I spoke to two AAP lawmakers – Pawan Sharma, who was among the legislators who visited Jahangirpuri, and Abdul Rehman.
Defending the party’s decision to not comment on the religious violence, they insisted that “AAP is not silent but we choose not to indulge in the politics of Hindu-Muslim or temple-mosque”.
“We believe in equality of all religions. We do politics of development, we focus on education and health, we provide cheap water and power to people.”
Mr Sharma said the party had condemned the demolitions, the way it was carried out, and blamed the BJP for the mess.
“How did these encroachments happen in the first place? Why did the civic bodies, controlled by the BJP for the past 15 years, allow these illegal constructions to go ahead?” he asked.
In Jahangirpuri, the men and women who lost their livelihoods in the demolitions accuse Mr Kejriwal and his party of abandoning them in their hour of need. They include poor daily-wage workers, ragpickers, scrap dealers and roadside vendors.
“No party has visited us. The government is for everyone, but it seems there’s no one for us,” Anwari Bibi told me when I visited the area after the demolitions.

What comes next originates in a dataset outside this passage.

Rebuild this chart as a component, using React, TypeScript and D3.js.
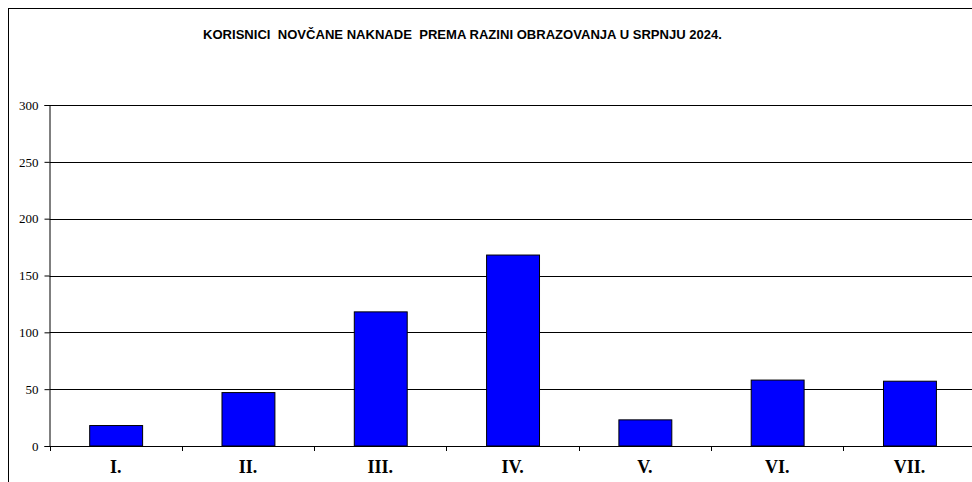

Sareja, who uses only one name, said, “Mr Kejriwal has washed his hands of all responsibilities. For everything, he blames the central government.”
Their neighbour, Sheikh Safijuddin, said Mr Kejriwal “doesn’t care for us anymore. He got what he wanted from us – our votes”.
Senior journalist Rakesh Dixit alleges the Delhi government has behaved like “a bystander” during the riots and the demolitions because it serves their purpose.
Mr Kejriwal, he says, has adopted “a policy of conservatism without offending Muslims”. He’s not shy about flaunting his religion in public – after his election win in 2020, he led a procession to a Hindu temple to offer prayers. He also often talks about equality and respect for all religions.
But, Mr Dixit says, AAP is no longer a party with difference. “It’s driven by political exigencies like any other party. It realises that Hindu nationalism will remain the dominant sentiment in the foreseeable future, so Muslims have become dispensable for them.”
He points out that this is not the first time “Mr Kejriwal has kept mum while Muslims have been targeted”, such as when they protested against a controversial citizenship bill or during the Delhi riots of 2020. He was also among the first to support the Indian government’s decision to revoke Kashmir’s special status.
“They choose their ideology based on what helps their cause at a particular time or in a particular place. At the moment their eyes are set on the forthcoming state elections in Himachal Pradesh and Gujarat where Muslim populations are small and societies are already polarised,” he says.
“By distancing itself from Muslims, AAP is trying to ensure that it does not lose the Hindu votes in those states”.